SMW finds it interesting that Wilbon so easily tires of a single voice in a short-lived debate, and generally that a question of color scheme so obviously offends the sports media fraternity. SMW also remains unoffended, and generally thinks that if the debate generates this kind of adrenaline, perhaps it the pink is not such a good hometown strategy for the Hawkeyes.

Carson Palmer talked about Matt Leinart for the bulk of his “Five Good Minutes,” which, in reality, was about 3:45. Perhaps SMW should start monitoring the actual number of minutes used by “Five God Minutes” on any given day. Regardless, we are clearly so unaccustomed to covering the Bengals that to have their star, MPV-candidate quarterback sit for an interview makes us want to ask about other teams in other leagues.

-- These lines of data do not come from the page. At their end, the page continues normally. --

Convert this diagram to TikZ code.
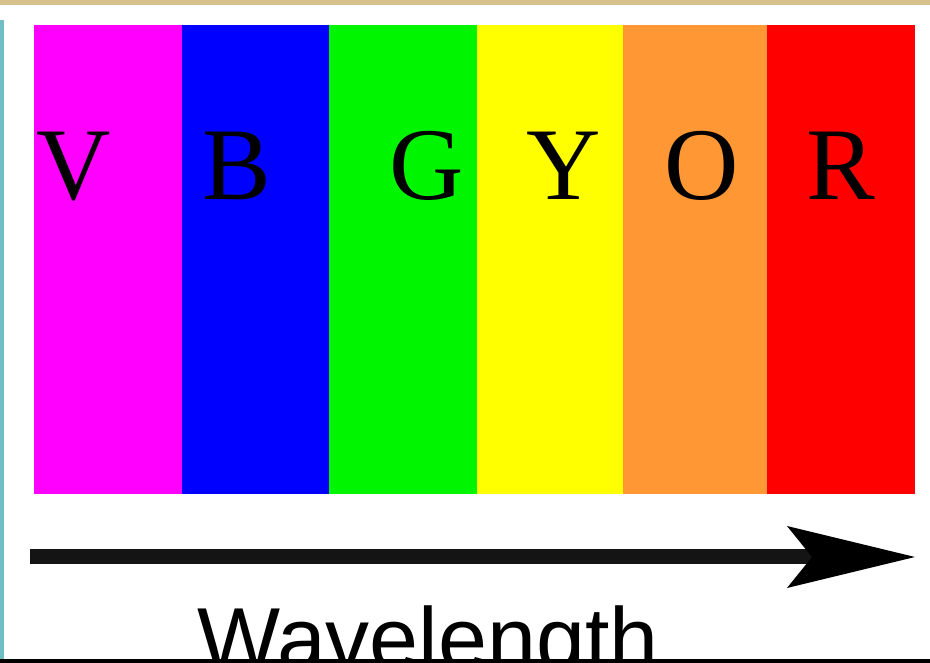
\documentclass[tikz,border=0pt]{standalone}
\usepackage{fontspec}
\setmainfont{Liberation Serif}
\newfontfamily\labelsans{Liberation Sans}
\definecolor{cviolet}{RGB}{255,0,255}
\definecolor{cblue}{RGB}{0,0,255}
\definecolor{cgreen}{RGB}{0,245,0}
\definecolor{cyellow}{RGB}{255,255,0}
\definecolor{corange}{RGB}{255,152,52}
\definecolor{cred}{RGB}{255,0,0}
\definecolor{ctan}{RGB}{214,192,140}
\definecolor{cteal}{RGB}{110,190,195}
\begin{document}
\begin{tikzpicture}[x=1pt,y=1pt,
  bar/.style={draw=none,inner sep=0pt,outer sep=0pt,minimum height=469pt,anchor=south west},
  letter/.style={font=\fontsize{103}{103}\selectfont,anchor=base,inner sep=0pt,text=black}]
\useasboundingbox (0,0) rectangle (930,663);
\fill[white] (0,0) rectangle (930,663);
% frame strips
\fill[ctan] (0,658) rectangle (930,663);
\fill[cteal] (0,0) rectangle (4,643);
% colour bars
\node[bar,fill=cviolet,minimum width=148pt] (barV) at (34,169) {};
\node[bar,fill=cblue,minimum width=147pt] (barB) at (182,169) {};
\node[bar,fill=cgreen,minimum width=148pt] (barG) at (329,169) {};
\node[bar,fill=cyellow,minimum width=146pt] (barY) at (477,169) {};
\node[bar,fill=corange,minimum width=144pt] (barO) at (623,169) {};
\node[bar,fill=cred,minimum width=148pt] (barR) at (767,169) {};
% letters
\node[letter] (lV) at (74,463) {V};
\node[letter] (lB) at (237,463) {B};
\node[letter] (lG) at (427,463) {G};
\node[letter] (lY) at (564,463) {Y};
\node[letter] (lO) at (702,463) {O};
\node[letter] (lR) at (841,463) {R};
% arrow
\coordinate (astart) at (30,106);
\coordinate (anotch) at (812,106);
\coordinate (atip) at (915,106);
\draw[line width=15pt,black!92] (astart) -- (anotch);
\fill[black] (atip) -- ++(-128,31) -- (anotch) -- ++(-25,-31) -- cycle;
% label
\node[font=\labelsans\fontsize{88}{88}\selectfont,anchor=base west,inner sep=0pt] (wl) at (197,-7) {Wavelength};
% bottom edge
\fill[black] (0,0) rectangle (930,4);
\end{tikzpicture}
\end{document}
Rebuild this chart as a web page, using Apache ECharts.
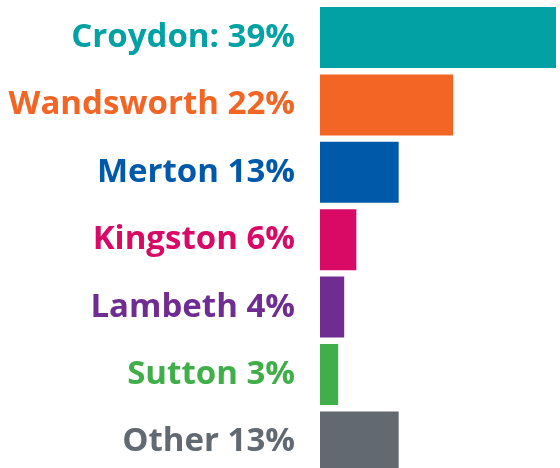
<!DOCTYPE html>
<html>
<head>
<meta charset="utf-8">
<script src="https://cdn.jsdelivr.net/npm/echarts@6/dist/echarts.min.js"></script>
<style>
  html, body { margin: 0; padding: 0; background: #fff; overflow: hidden; }
  #chart { width: 560px; height: 480px; }
</style>
</head>
<body>
<div id="chart"></div>
<script>
const boroughs = ["Croydon", "Wandsworth", "Merton", "Kingston", "Lambeth", "Sutton", "Other"];
const labels = ["Croydon: 39%", "Wandsworth 22%", "Merton 13%", "Kingston 6%", "Lambeth 4%", "Sutton 3%", "Other 13%"];
const shares = [39, 22, 13, 6, 4, 3, 13];
const colors = ["#01A1A4", "#F26524", "#0059A9", "#D80A65", "#6F2C91", "#40AE49", "#626970"];

const myChart = echarts.init(document.getElementById("chart"));

myChart.setOption({
  animation: false,
  grid: {
    left: 320,
    top: 3.8,
    width: 236,
    height: 471.8,
    containLabel: false
  },
  xAxis: {
    type: "value",
    min: 0,
    max: 39,
    show: false
  },
  yAxis: {
    type: "category",
    inverse: true,
    data: labels,
    axisLine: { show: false },
    axisTick: { show: false },
    axisLabel: {
      margin: 25,
      fontFamily: "Open Sans",
      fontWeight: "bold",
      fontSize: 33,
      color: (value, index) => colors[index]
    }
  },
  series: [
    {
      type: "bar",
      barCategoryGap: "9.5%",
      data: shares.map((v, i) => ({
        value: v,
        name: boroughs[i],
        itemStyle: { color: colors[i] }
      }))
    }
  ]
});
</script>
</body>
</html>
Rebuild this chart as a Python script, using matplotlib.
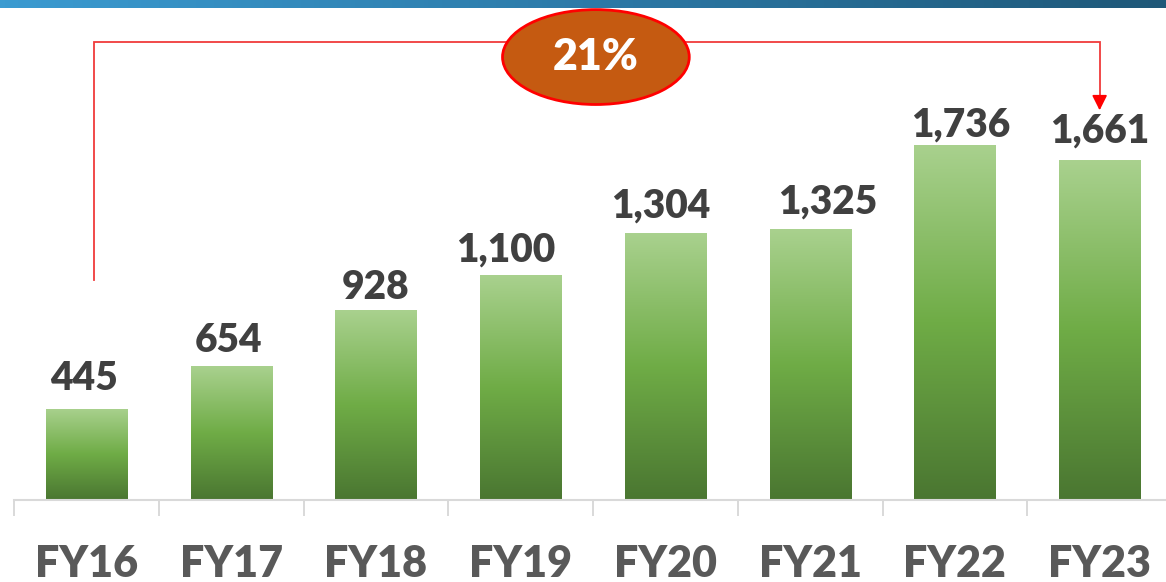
import numpy as np
import matplotlib
matplotlib.use("Agg")
import matplotlib.pyplot as plt
from matplotlib.patches import Ellipse, Rectangle
from matplotlib.colors import LinearSegmentedColormap

years = ["FY16", "FY17", "FY18", "FY19", "FY20", "FY21", "FY22", "FY23"]
values = [445, 654, 928, 1100, 1304, 1325, 1736, 1661]
growth_label = "21%"

# hand-nudged label offsets (points) above each bar
label_dx = [-2, -2, 0, -11, -3, 13, 4, 0]
label_dy = [14, 10, 8, 10, 11.5, 11, 6, 13]

plt.rcParams["font.family"] = ["Lato", "DejaVu Sans"]

fig = plt.figure(figsize=(11.66, 5.82), dpi=100)
fig.patch.set_facecolor("white")

ax = fig.add_axes([14 / 1166, 82 / 582, 1158 / 1166, 500 / 582])
ax.set_facecolor("none")

# blue band across the top
band = fig.add_axes([0, 1 - 8 / 582, 1, 8 / 582], zorder=10)
band.imshow(np.linspace(0, 1, 256).reshape(1, -1), aspect="auto",
            cmap=LinearSegmentedColormap.from_list("hdr", ["#3b9bd1", "#2c7aa8", "#1f5878"]))
band.axis("off")

green = LinearSegmentedColormap.from_list("bar", ["#4a7631", "#6fac46", "#a9d18e"])
grad = np.linspace(0, 1, 256).reshape(-1, 1)
w = 0.56
x = np.arange(len(years))
for xi, v, dx, dy in zip(x, values, label_dx, label_dy):
    im = ax.imshow(grad, extent=[xi - w / 2, xi + w / 2, 0, v], origin="lower",
                   cmap=green, aspect="auto", zorder=2)
    im.set_clip_path(Rectangle((xi - w / 2, 0), w, v, transform=ax.transData))
    ax.annotate(f"{v:,}", (xi, v), xytext=(dx, dy), textcoords="offset points",
                ha="center", va="baseline", fontsize=28, fontweight="heavy",
                color="#404040")

ax.set_xlim(-0.5, len(years) - 0.5)
ax.set_ylim(0, 2445)

for s in ["top", "right", "left"]:
    ax.spines[s].set_visible(False)
ax.spines["bottom"].set_color("#d9d9d9")
ax.spines["bottom"].set_linewidth(1.5)
ax.set_yticks([])
ax.set_xticks(x)
ax.set_xticklabels(years, fontsize=31, fontweight="heavy", color="#595959")
ax.tick_params(axis="x", which="major", length=0, pad=32)
ax.set_xticks(np.arange(-0.5, len(years)), minor=True)
ax.tick_params(axis="x", which="minor", length=11.5, width=1.4, color="#d9d9d9")

# growth bracket from FY16 to FY23
red = "#f03a3a"
y_top = 2240
ax.plot([x[0] + 0.05, x[0] + 0.05, x[-1], x[-1]], [1076, y_top, y_top, 1960],
        color=red, lw=1.3, zorder=3, clip_on=False, solid_joinstyle="miter")
ax.annotate("", xy=(x[-1], 1892), xytext=(x[-1], 1975),
            arrowprops=dict(arrowstyle="-|>,head_length=0.9,head_width=0.45",
                            color="#ff0000", lw=1.3), zorder=4)
ax.add_patch(Ellipse((3.52, 2166), 1.29, 464, facecolor="#c55a11",
                     edgecolor="#ff0000", lw=2, zorder=5, clip_on=False))
ax.text(3.52, 2166, growth_label, ha="center", va="center", fontsize=31,
        fontweight="heavy", color="white", zorder=6)

fig.savefig("out.png", dpi=100)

And finally, over on Page 2, Sports Guy tries to console himself about the AL MVP race between David Ortiz and A-Rod. Simmons points out that no one ever remembers these awards down the road, and that they seem to exist entirely so that we can argue about them prior to awarding them. SMW fully embraces this realization, and wish that it had come sooner. But there’s more: he additionally consoles himself that, occasionally, people who should rightly win awards don’t: “If we recognized the right person every time, awards would matter more.

This doesn't just go for sports. Three of the defining TV performances of 2004 belonged to Glenn Close (The Shield), Jeremy Piven (Entourage) and Terry O'Quinn (Lost). Did any of them win Emmys? No. As with anything else, human error screws up a good thing.”

Human error? Seems like strong words for people-who-disagree-with-Bill-Simmons. Disagreement is not human error, it’s just plain human, and SMW would have expected Sports Guy, whose career thrives on mundane disagreements, to understand this most of all. As for the Emmys: perhaps if they did not schedule themselves up against season premieres of the programs they are awarding, more people would pay attention. SMW would tune in for the Emmys in late July, when 24-withdrawal is kicking in. For confusing himself with a supreme transcendent arbiter of taste throughout the galaxy, Sports Guy’s respect-o-meter drops to 4.0. At least it was short.

Really like the commentary on SI season preview. And the direct call to the media. Let’s hold people accountable to what’s going on in this arena as things progress through the season. So columnists ignore it except to bemoan how it’s ignored.